Monday, January 5, 2009

Captain Pirate (Columbia, 1952)

by Mark Gabrish Conlan • Copyright © 2009 by Mark Gabrish Conlan • All rights reserved

Captain Pirate is an engaging 1952 production from Columbia that was actually based on a novel by Rafael Sabatini called Captain Blood Returns. Columbia planned this as a sequel to their 1950 film Fortunes of Captain Blood, based (more or less) on the same Sabatini novel that was filmed twice before, by Vitagraph in 1924 with J. Warren Kerrigan as the lead (this was not the same person as character actor J. M. Kerrigan, who frequently appeared in John Ford’s movies; he made one more movie after Captain Blood, Hello, ’Frisco, and then retired from acting in 1924 even though he lived 23 more years) and then — famously — by Warners in 1935 with Errol Flynn.

My only acquaintance with the story is the Flynn version (a good movie but really a beta version for the later, even better Warners/Flynn swashbucklers like The Prince and the Pauper, The Adventures of Robin Hood and The Sea Hawk) and there were some jarring differences between the setup for this sequel (with an interesting black-and-white flashback, probably consisting of footage from Fortunes of Captain Blood, giving us the backstory) and the end of the Flynn version: this time Peter Blood is once again working as a doctor in the British colony of Port Royal, Jamaica, but his aristocratic fiancée is not Arabella Bishop (daughter of the former Governor-General of Jamaica) but Isabella (Patricia Medina, Mrs. Joseph Cotten and a frequent female lead in Columbia period pictures of this time), daughter of a Spanish noblewoman, at a time (1690) when Britain and Spain were actually allies, both fighting to preserve their own empires against the imperial designs of France.

Blood gets back into trouble — and into piracy — when someone stages a raid on Cartagena and steals a priceless Spanish jewelry set while he and his crew were dressed in the famous blue-and-white uniforms Blood and his men wore during his own pirate days. He’s captured by Hilary Evans (John Sutton) — that’s right, a boy named Hilary — who’s high up in the colonial government and also has an ulterior motive: he’s also in love with Isabella and thinks she’ll accept him if he can get Blood out of the way. Blood and his loyal crew members hijack the ship that was supposed to take him to England for trial, with the aid of Isabella and her boy slave Manuelito (Robert McNeeley), and target slave traders in their piracy (the script by Robert Libott, Frank Burt and John Meredyth Lucas establishes that Blood’s own time in slavery turned him against the institution in general and made him an abolitionist, forcibly liberating slaves 160 years before John Brown!).
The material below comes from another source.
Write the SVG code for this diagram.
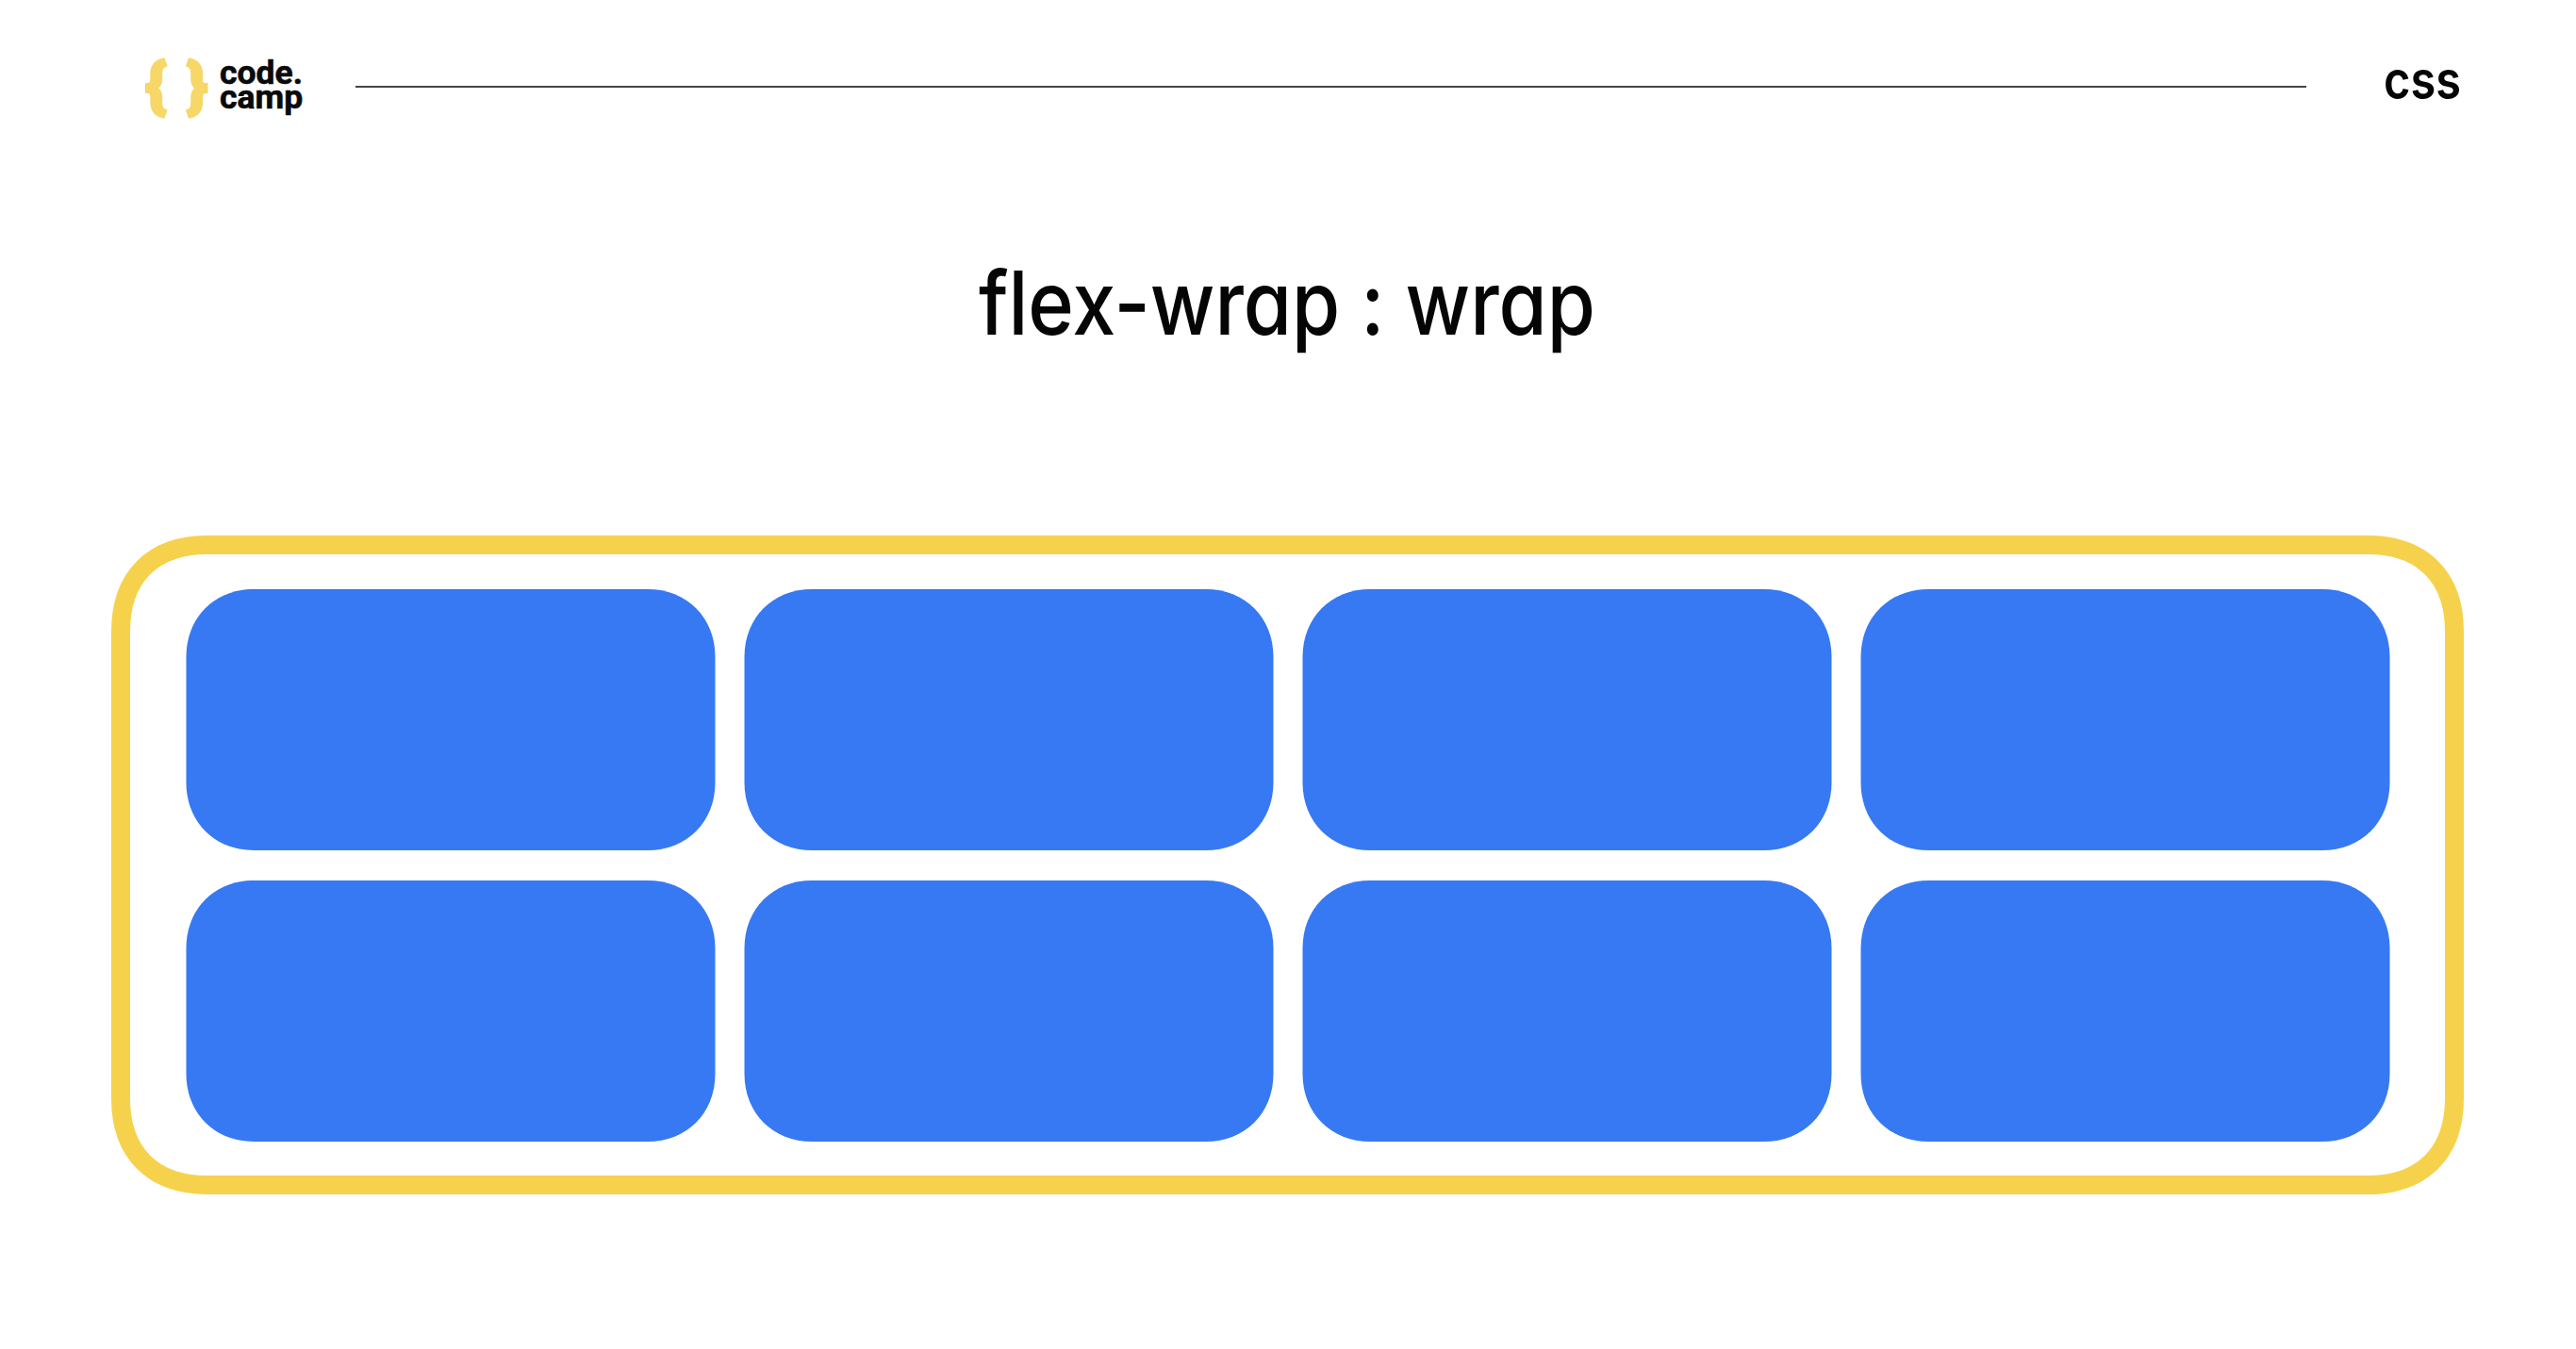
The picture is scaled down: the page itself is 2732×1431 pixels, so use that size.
<svg xmlns="http://www.w3.org/2000/svg" width="2732" height="1431" viewBox="0 0 2732 1431">
<style>
.box{fill:#3679f3}
.frame{fill:none;stroke:#f6d24c;stroke-width:20}
.rule{stroke:#444;stroke-width:2;fill:none}
.logo{font-family:"Roboto","Liberation Sans",sans-serif;font-weight:700;font-size:35.5px;fill:#0a0a0a;stroke:#0a0a0a;stroke-width:.6}
.brace{font-family:"Roboto","Liberation Sans",sans-serif;font-weight:700;font-size:62px;fill:#f6d767;stroke:#f6d767;stroke-width:5}
.head{font-family:"Inter","Noto Sans",sans-serif;font-feature-settings:"cv11";fill:#050505}
</style>
<defs>
<path id="card" d="M72,0H489C531,0 561,30 561,72V205C561,247 531,277 489,277H72C30,277 0,247 0,205V72C0,30 30,0 72,0Z"/>
</defs>
<rect width="2732" height="1431" fill="#fff"/>
<g id="logo">
<text class="brace" x="155" y="112">{</text>
<text class="brace" x="199" y="112">}</text>
<text class="logo" x="233" y="89">code.</text>
<text class="logo" x="233" y="115">camp</text>
</g>
<g id="connectors"><line class="rule" x1="377" y1="92" x2="2446" y2="92"/></g>
<g id="topic"><text class="head" x="2528" y="105" font-size="56" font-weight="600" textLength="82" lengthAdjust="spacingAndGlyphs">css</text></g>
<g id="title"><text class="head" x="1038" y="355" font-size="94" font-weight="500" textLength="654" lengthAdjust="spacingAndGlyphs">flex-wrap : wrap</text></g>
<g id="container"><path class="frame" d="M220,578H2511C2569,578 2603,612 2603,670V1165C2603,1223 2569,1257 2511,1257H220C162,1257 128,1223 128,1165V670C128,612 162,578 220,578Z"/></g>
<g id="item-1"><use href="#card" class="box" x="197.5" y="625"/></g>
<g id="item-2"><use href="#card" class="box" x="789.5" y="625"/></g>
<g id="item-3"><use href="#card" class="box" x="1381.5" y="625"/></g>
<g id="item-4"><use href="#card" class="box" x="1973.5" y="625"/></g>
<g id="item-5"><use href="#card" class="box" x="197.5" y="934"/></g>
<g id="item-6"><use href="#card" class="box" x="789.5" y="934"/></g>
<g id="item-7"><use href="#card" class="box" x="1381.5" y="934"/></g>
<g id="item-8"><use href="#card" class="box" x="1973.5" y="934"/></g>
</svg>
They also trace the jewels first to a British pirate, Easterling (Ted de Corsia), and then to a French pirate, Coulevain (Maurice Marsac), whom they defeat in a confusing action sequence involving not only the usual swordplay but a gun battle at sea in which, for reasons that remained pretty murky, Blood sank his own ship in the harbor with the shore batteries and ultimately brought down Coulevain’s three ships as well. (I think it had something to do with blocking the exit to the port and thereby trapping the Frenchman’s ships inside, but the sequence as a whole was so sloppily edited the ending of Armageddon looked like a model of clarity by comparison.)

Directed (on some of his good days) by Ralph Murphy and photographed in stunning Technicolor by Charles Lawton, Jr. and Francis Cugat, Captain Pirate is an effective swashbuckler, and Louis Hayward — though he lacks both Flynn’s charisma and the gender ambiguity he showed in the 1935 Captain Blood — is certainly dashing enough for the lead, but the film lacks any truly menacing villains (no one even remotely in the league of Lionel Atwill and Basil Rathbone!) and suffers from a camp score (mostly by George Duning) that relies too heavily on hackneyed sea chanteys. Charles joked every time the characters called out, “Weigh the anchor!” He asked, “Why do they have to weigh it every time? Why don’t they just weigh it once and remember how much it weighs? Why don’t they write down how much it weighs?”